* _AIM_: Look through the data for the string "this". Copy every line where it is found.

* _DATA SUPPLIED_:
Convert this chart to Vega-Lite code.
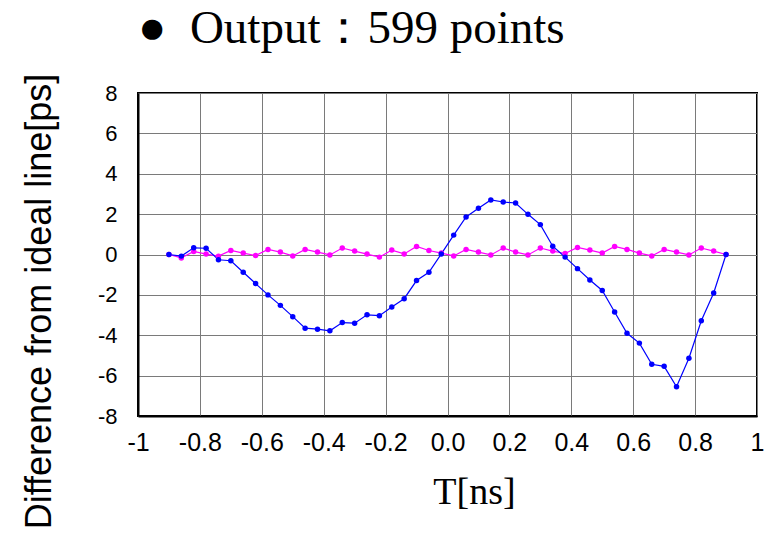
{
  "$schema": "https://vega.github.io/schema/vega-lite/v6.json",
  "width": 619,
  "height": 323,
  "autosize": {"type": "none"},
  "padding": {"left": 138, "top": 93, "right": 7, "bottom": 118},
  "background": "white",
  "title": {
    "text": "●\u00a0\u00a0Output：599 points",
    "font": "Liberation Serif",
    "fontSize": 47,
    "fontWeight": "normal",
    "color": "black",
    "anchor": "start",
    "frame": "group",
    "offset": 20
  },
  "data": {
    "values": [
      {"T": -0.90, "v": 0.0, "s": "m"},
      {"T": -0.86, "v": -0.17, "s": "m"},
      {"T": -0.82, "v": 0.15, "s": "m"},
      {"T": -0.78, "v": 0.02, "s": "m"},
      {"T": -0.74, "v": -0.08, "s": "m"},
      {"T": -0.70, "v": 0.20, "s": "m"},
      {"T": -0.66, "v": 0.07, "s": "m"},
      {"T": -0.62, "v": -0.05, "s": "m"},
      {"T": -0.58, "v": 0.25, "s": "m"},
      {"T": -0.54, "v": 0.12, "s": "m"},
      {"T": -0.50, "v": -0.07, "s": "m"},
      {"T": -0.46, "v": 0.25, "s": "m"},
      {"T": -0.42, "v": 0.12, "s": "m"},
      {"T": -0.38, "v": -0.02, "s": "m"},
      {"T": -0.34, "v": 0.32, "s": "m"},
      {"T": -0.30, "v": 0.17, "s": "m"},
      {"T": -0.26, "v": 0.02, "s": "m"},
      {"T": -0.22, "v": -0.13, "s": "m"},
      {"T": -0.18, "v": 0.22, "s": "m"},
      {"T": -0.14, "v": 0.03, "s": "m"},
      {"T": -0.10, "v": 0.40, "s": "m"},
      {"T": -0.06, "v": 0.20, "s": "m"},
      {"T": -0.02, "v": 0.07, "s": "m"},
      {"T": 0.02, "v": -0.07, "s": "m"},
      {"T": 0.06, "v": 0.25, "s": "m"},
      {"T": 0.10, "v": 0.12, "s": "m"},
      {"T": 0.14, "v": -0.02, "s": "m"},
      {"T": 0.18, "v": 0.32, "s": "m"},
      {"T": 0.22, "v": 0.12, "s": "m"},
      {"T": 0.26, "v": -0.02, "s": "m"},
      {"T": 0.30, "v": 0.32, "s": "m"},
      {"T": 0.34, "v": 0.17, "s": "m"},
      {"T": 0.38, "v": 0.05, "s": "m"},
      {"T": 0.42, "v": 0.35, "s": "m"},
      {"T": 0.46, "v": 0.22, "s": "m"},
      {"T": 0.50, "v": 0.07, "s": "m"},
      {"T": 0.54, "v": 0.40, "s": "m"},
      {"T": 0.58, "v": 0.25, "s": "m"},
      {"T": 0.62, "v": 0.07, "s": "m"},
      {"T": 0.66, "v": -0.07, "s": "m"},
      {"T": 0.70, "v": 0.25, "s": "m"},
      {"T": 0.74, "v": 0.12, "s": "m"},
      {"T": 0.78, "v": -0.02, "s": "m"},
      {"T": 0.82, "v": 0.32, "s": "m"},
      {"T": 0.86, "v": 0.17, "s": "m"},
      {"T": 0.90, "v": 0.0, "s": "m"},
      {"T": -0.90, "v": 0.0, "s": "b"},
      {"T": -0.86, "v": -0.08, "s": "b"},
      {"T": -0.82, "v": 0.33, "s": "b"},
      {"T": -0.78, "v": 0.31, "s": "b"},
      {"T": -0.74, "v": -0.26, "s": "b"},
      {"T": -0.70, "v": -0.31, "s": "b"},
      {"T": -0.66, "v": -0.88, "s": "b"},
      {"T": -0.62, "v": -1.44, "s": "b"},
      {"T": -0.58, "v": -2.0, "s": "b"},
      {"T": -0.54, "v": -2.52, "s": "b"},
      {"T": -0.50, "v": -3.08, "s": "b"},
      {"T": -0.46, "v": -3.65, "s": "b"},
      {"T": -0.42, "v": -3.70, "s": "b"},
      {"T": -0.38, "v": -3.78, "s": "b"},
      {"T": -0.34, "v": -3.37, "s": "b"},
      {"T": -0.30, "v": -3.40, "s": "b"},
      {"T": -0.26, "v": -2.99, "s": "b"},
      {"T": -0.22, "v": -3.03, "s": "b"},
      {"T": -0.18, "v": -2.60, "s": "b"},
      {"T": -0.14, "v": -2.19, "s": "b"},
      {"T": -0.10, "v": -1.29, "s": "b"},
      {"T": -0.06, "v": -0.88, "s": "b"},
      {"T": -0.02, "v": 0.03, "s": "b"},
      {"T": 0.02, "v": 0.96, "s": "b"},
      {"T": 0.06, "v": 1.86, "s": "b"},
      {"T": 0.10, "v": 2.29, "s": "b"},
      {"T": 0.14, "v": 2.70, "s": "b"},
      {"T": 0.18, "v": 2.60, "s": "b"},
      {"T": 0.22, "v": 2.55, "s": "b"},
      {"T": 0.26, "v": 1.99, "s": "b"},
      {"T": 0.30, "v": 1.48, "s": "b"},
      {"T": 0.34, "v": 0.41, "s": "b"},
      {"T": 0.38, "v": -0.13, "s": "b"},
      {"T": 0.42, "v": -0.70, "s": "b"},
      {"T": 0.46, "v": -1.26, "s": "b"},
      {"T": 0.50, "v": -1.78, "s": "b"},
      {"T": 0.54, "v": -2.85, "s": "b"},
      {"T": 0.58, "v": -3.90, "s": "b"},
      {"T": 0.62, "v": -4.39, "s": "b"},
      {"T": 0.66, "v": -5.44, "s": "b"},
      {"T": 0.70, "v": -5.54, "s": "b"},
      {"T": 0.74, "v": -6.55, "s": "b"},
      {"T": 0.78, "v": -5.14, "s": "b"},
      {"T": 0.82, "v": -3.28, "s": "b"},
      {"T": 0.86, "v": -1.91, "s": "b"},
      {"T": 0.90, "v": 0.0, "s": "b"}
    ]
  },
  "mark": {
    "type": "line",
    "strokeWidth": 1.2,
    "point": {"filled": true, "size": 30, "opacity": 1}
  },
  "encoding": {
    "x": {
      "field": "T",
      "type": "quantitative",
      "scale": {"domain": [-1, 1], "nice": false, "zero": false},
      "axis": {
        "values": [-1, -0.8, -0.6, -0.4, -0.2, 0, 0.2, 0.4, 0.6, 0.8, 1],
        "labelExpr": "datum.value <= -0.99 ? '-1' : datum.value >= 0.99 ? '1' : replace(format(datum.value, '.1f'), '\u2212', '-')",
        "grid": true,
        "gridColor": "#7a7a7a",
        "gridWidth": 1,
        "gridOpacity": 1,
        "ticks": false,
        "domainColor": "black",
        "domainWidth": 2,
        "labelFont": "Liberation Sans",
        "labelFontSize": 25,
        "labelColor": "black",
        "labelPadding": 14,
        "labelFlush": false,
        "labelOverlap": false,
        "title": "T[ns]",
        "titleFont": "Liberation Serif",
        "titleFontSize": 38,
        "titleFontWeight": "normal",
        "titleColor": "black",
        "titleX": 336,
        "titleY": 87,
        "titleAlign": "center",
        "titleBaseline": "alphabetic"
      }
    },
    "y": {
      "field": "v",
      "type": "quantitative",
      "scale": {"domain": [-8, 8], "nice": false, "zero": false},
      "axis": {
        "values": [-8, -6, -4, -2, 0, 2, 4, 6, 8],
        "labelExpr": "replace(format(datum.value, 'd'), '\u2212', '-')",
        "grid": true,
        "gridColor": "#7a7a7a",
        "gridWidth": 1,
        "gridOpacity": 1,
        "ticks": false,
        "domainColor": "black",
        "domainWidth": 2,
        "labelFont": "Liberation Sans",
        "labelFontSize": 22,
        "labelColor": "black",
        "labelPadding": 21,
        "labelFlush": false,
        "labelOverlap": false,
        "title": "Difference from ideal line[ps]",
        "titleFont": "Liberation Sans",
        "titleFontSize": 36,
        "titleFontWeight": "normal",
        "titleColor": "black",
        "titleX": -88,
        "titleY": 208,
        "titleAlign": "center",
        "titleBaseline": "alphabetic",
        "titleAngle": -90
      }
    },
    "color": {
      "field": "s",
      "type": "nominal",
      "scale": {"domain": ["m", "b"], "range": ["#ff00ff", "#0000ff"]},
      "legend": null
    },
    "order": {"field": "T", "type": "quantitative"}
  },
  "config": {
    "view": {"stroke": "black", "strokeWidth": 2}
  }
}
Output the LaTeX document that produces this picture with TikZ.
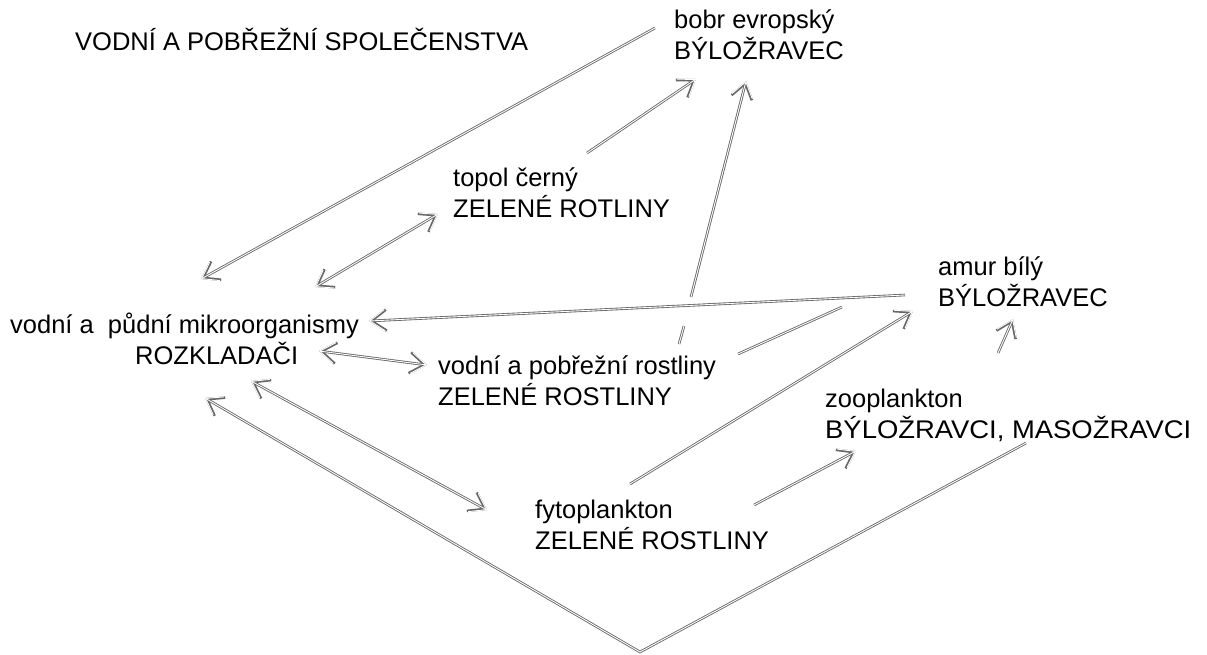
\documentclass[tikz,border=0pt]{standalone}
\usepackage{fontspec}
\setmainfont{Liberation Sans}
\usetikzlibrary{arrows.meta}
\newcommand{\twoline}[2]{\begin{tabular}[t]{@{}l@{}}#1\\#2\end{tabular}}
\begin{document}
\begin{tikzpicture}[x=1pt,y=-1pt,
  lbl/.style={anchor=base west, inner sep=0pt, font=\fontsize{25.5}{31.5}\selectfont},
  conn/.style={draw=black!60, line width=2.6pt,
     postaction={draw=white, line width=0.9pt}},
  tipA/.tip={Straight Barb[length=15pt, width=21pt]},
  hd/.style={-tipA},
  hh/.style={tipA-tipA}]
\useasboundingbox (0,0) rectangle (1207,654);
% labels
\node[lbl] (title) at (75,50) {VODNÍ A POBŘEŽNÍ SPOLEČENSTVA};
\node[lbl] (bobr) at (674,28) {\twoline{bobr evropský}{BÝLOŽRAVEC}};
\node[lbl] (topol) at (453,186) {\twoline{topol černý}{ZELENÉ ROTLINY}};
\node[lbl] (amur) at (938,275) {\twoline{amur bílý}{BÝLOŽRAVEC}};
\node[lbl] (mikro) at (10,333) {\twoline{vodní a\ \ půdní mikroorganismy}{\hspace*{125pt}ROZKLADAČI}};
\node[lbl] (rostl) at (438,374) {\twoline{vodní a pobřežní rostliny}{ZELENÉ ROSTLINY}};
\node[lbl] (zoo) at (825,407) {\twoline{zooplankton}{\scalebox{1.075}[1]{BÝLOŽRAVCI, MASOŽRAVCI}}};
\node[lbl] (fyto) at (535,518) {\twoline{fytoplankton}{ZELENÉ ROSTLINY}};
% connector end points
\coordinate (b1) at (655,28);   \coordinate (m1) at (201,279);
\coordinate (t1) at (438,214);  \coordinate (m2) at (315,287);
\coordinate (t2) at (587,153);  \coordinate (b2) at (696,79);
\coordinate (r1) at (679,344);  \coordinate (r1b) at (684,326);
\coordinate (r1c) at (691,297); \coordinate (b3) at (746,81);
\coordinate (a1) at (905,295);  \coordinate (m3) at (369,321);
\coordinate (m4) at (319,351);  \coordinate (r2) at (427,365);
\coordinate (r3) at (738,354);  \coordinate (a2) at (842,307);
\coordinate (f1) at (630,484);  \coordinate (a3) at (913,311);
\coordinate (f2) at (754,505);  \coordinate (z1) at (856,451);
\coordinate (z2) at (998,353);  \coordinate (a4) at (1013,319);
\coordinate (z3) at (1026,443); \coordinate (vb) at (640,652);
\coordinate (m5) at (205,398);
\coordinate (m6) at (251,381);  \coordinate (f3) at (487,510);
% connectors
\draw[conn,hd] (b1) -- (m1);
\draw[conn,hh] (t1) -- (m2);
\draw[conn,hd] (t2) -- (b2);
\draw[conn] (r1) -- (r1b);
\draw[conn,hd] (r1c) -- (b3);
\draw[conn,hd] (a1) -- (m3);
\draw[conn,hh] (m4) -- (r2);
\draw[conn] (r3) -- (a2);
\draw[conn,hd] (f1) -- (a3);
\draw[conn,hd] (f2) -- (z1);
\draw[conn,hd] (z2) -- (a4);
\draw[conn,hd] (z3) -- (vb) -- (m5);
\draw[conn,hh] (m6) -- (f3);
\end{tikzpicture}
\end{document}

* _RESULT OF THE TASK_:
Convert this chart to Vega-Lite code.
Output the LaTeX document that produces this picture with TikZ.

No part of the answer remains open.